• **Given task**: All of the lines below are to be printed again exactly; images are excluded from the output.
──────
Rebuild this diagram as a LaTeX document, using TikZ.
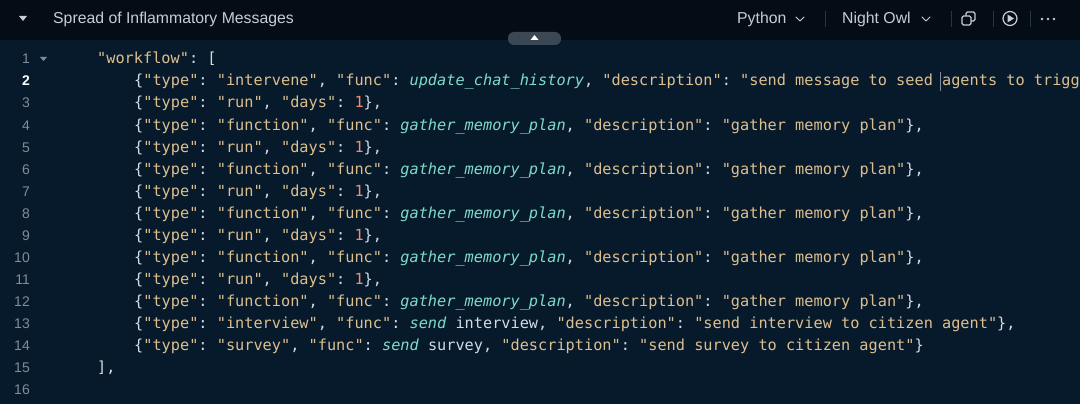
\documentclass[tikz,border=0pt]{standalone}
\usepackage{fontspec}
\setmainfont{Liberation Sans}
\newfontfamily\codefont{DejaVu Sans Mono}[WordSpace={1,0,0}]
\usepackage{xcolor}
\usetikzlibrary{positioning}

\definecolor{edbg}{HTML}{071A2B}
\definecolor{hdbg}{HTML}{040D16}
\definecolor{strcol}{HTML}{DDBF8F}
\definecolor{puncol}{HTML}{D2DAE6}
\definecolor{fncol}{HTML}{7FDBCA}
\definecolor{numcol}{HTML}{F78C6C}
\definecolor{lnocol}{HTML}{7F8C99}
\definecolor{hdtext}{HTML}{C7CDD4}
\definecolor{sepcol}{HTML}{2B3540}
\definecolor{tabcol}{HTML}{3B4753}

\tikzset{
  codeline/.style={anchor=base west, inner sep=0pt, text=puncol, font=\codefont\fontsize{15.25}{18}\selectfont\frenchspacing},
  lineno/.style={anchor=base east, inner sep=0pt, text=lnocol, font=\fontsize{14}{16}\selectfont},
  headtext/.style={anchor=base west, inner sep=0pt, text=hdtext, font=\fontsize{15.8}{18}\selectfont},
  sepline/.style={draw=sepcol, line width=1pt},
  chevron/.style={draw=hdtext, line width=1pt, line cap=round, line join=round},
}
\newcommand\js[1]{\textcolor{strcol}{#1}}
\newcommand\jf[1]{\textcolor{fncol}{\itshape #1}}
\newcommand\jn[1]{\textcolor{numcol}{#1}}
\newcommand\runline{\{\js{"type"}: \js{"run"}, \js{"days"}: \jn{1}\},}
\newcommand\gatherline{\{\js{"type"}: \js{"function"}, \js{"func"}: \jf{gather\_memory\_plan}, \js{"description"}: \js{"gather memory plan"}\},}

\begin{document}
\begin{tikzpicture}[x=1pt, y=-1pt]
    \useasboundingbox (0,0) rectangle (1080,404);
    \clip (0,0) rectangle (1080,404);
    \fill[edbg] (0,0) rectangle (1080,404);
    \fill[hdbg] (0,0) rectangle (1080,40);

    % header bar
    \fill[hdtext] (19,16) -- (27,16) -- (23,21) -- cycle;
    \node[headtext] (title) at (53,24) {Spread of Inflammatory Messages};
    \node[headtext] (lang) at (737,24) {Python};
    \draw[chevron] (796,17) -- (800,21) -- (804,17);
    \draw[sepline] (825,11) -- (825,27);
    \node[headtext] (theme) at (842,24) {Night Owl};
    \draw[chevron] (922,17) -- (926,21) -- (930,17);
    \draw[sepline] (951,11) -- (951,27);
    \draw[hdtext, line width=1.2pt, rounded corners=1.5pt] (966,12) rectangle (975,21);
    \draw[hdtext, line width=1.2pt, rounded corners=1.5pt, fill=hdbg] (962,16) rectangle (971,25);
    \draw[sepline] (993,11) -- (993,27);
    \draw[hdtext, line width=1.2pt] (1010,18.5) circle (7);
    \fill[hdtext] (1007.5,14.5) -- (1007.5,22.5) -- (1014,18.5) -- cycle;
    \draw[sepline] (1030,11) -- (1030,27);
    \foreach \d in {1042,1048,1054}
      \fill[hdtext] (\d,19) circle (1.3);

    % collapse tab
    \fill[tabcol, rounded corners=6pt] (508,32) rectangle (561,45);
    \fill[white] (530.5,40) -- (538.5,40) -- (534.5,35) -- cycle;

    % line numbers
    \foreach \n in {1,3,4,...,16}
      \node[lineno] (n\n) at (30,{64+(\n-1)*22}) {\n};
    \node[lineno, text=white, font=\bfseries\fontsize{14}{16}\selectfont] (n2) at (30,86) {2};
    \fill[lnocol] (40,57) -- (47,57) -- (43.5,61) -- cycle;

    % code
    \node[codeline] (l1) at (97,64) {\js{"workflow"}: [};
    \node[codeline] (l2) at (134,86) {\{\js{"type"}: \js{"intervene"}, \js{"func"}: \jf{update\_chat\_history}, \js{"description"}: \js{"send message to seed agents to trigg}};
    \node[codeline] (l3) at (134,108) {\runline};
    \node[codeline] (l4) at (134,130) {\gatherline};
    \node[codeline] (l5) at (134,152) {\runline};
    \node[codeline] (l6) at (134,174) {\gatherline};
    \node[codeline] (l7) at (134,196) {\runline};
    \node[codeline] (l8) at (134,218) {\gatherline};
    \node[codeline] (l9) at (134,240) {\runline};
    \node[codeline] (l10) at (134,262) {\gatherline};
    \node[codeline] (l11) at (134,284) {\runline};
    \node[codeline] (l12) at (134,306) {\gatherline};
    \node[codeline] (l13) at (134,328) {\{\js{"type"}: \js{"interview"}, \js{"func"}: \jf{send} interview, \js{"description"}: \js{"send interview to citizen agent"}\},};
    \node[codeline] (l14) at (134,350) {\{\js{"type"}: \js{"survey"}, \js{"func"}: \jf{send} survey, \js{"description"}: \js{"send survey to citizen agent"}\}};
    \node[codeline] (l15) at (97,372) {],};

    % text cursor
    \draw[lnocol, line width=0.8pt] (940,72) -- (940,91);
  \end{tikzpicture}
\end{document}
──────
• **Reply to the task**:
Rebuild this diagram as a LaTeX document, using TikZ.
\documentclass[tikz,border=0pt]{standalone}
\usepackage{fontspec}
\setmainfont{Liberation Sans}
\newfontfamily\codefont{DejaVu Sans Mono}[WordSpace={1,0,0}]
\usepackage{xcolor}
\usetikzlibrary{positioning}

\definecolor{edbg}{HTML}{071A2B}
\definecolor{hdbg}{HTML}{040D16}
\definecolor{strcol}{HTML}{DDBF8F}
\definecolor{puncol}{HTML}{D2DAE6}
\definecolor{fncol}{HTML}{7FDBCA}
\definecolor{numcol}{HTML}{F78C6C}
\definecolor{lnocol}{HTML}{7F8C99}
\definecolor{hdtext}{HTML}{C7CDD4}
\definecolor{sepcol}{HTML}{2B3540}
\definecolor{tabcol}{HTML}{3B4753}

\tikzset{
  codeline/.style={anchor=base west, inner sep=0pt, text=puncol, font=\codefont\fontsize{15.25}{18}\selectfont\frenchspacing},
  lineno/.style={anchor=base east, inner sep=0pt, text=lnocol, font=\fontsize{14}{16}\selectfont},
  headtext/.style={anchor=base west, inner sep=0pt, text=hdtext, font=\fontsize{15.8}{18}\selectfont},
  sepline/.style={draw=sepcol, line width=1pt},
  chevron/.style={draw=hdtext, line width=1pt, line cap=round, line join=round},
}
\newcommand\js[1]{\textcolor{strcol}{#1}}
\newcommand\jf[1]{\textcolor{fncol}{\itshape #1}}
\newcommand\jn[1]{\textcolor{numcol}{#1}}
\newcommand\runline{\{\js{"type"}: \js{"run"}, \js{"days"}: \jn{1}\},}
\newcommand\gatherline{\{\js{"type"}: \js{"function"}, \js{"func"}: \jf{gather\_memory\_plan}, \js{"description"}: \js{"gather memory plan"}\},}

\begin{document}
\begin{tikzpicture}[x=1pt, y=-1pt]
    \useasboundingbox (0,0) rectangle (1080,404);
    \clip (0,0) rectangle (1080,404);
    \fill[edbg] (0,0) rectangle (1080,404);
    \fill[hdbg] (0,0) rectangle (1080,40);

    % header bar
    \fill[hdtext] (19,16) -- (27,16) -- (23,21) -- cycle;
    \node[headtext] (title) at (53,24) {Spread of Inflammatory Messages};
    \node[headtext] (lang) at (737,24) {Python};
    \draw[chevron] (796,17) -- (800,21) -- (804,17);
    \draw[sepline] (825,11) -- (825,27);
    \node[headtext] (theme) at (842,24) {Night Owl};
    \draw[chevron] (922,17) -- (926,21) -- (930,17);
    \draw[sepline] (951,11) -- (951,27);
    \draw[hdtext, line width=1.2pt, rounded corners=1.5pt] (966,12) rectangle (975,21);
    \draw[hdtext, line width=1.2pt, rounded corners=1.5pt, fill=hdbg] (962,16) rectangle (971,25);
    \draw[sepline] (993,11) -- (993,27);
    \draw[hdtext, line width=1.2pt] (1010,18.5) circle (7);
    \fill[hdtext] (1007.5,14.5) -- (1007.5,22.5) -- (1014,18.5) -- cycle;
    \draw[sepline] (1030,11) -- (1030,27);
    \foreach \d in {1042,1048,1054}
      \fill[hdtext] (\d,19) circle (1.3);

    % collapse tab
    \fill[tabcol, rounded corners=6pt] (508,32) rectangle (561,45);
    \fill[white] (530.5,40) -- (538.5,40) -- (534.5,35) -- cycle;

    % line numbers
    \foreach \n in {1,3,4,...,16}
      \node[lineno] (n\n) at (30,{64+(\n-1)*22}) {\n};
    \node[lineno, text=white, font=\bfseries\fontsize{14}{16}\selectfont] (n2) at (30,86) {2};
    \fill[lnocol] (40,57) -- (47,57) -- (43.5,61) -- cycle;

    % code
    \node[codeline] (l1) at (97,64) {\js{"workflow"}: [};
    \node[codeline] (l2) at (134,86) {\{\js{"type"}: \js{"intervene"}, \js{"func"}: \jf{update\_chat\_history}, \js{"description"}: \js{"send message to seed agents to trigg}};
    \node[codeline] (l3) at (134,108) {\runline};
    \node[codeline] (l4) at (134,130) {\gatherline};
    \node[codeline] (l5) at (134,152) {\runline};
    \node[codeline] (l6) at (134,174) {\gatherline};
    \node[codeline] (l7) at (134,196) {\runline};
    \node[codeline] (l8) at (134,218) {\gatherline};
    \node[codeline] (l9) at (134,240) {\runline};
    \node[codeline] (l10) at (134,262) {\gatherline};
    \node[codeline] (l11) at (134,284) {\runline};
    \node[codeline] (l12) at (134,306) {\gatherline};
    \node[codeline] (l13) at (134,328) {\{\js{"type"}: \js{"interview"}, \js{"func"}: \jf{send} interview, \js{"description"}: \js{"send interview to citizen agent"}\},};
    \node[codeline] (l14) at (134,350) {\{\js{"type"}: \js{"survey"}, \js{"func"}: \jf{send} survey, \js{"description"}: \js{"send survey to citizen agent"}\}};
    \node[codeline] (l15) at (97,372) {],};

    % text cursor
    \draw[lnocol, line width=0.8pt] (940,72) -- (940,91);
  \end{tikzpicture}
\end{document}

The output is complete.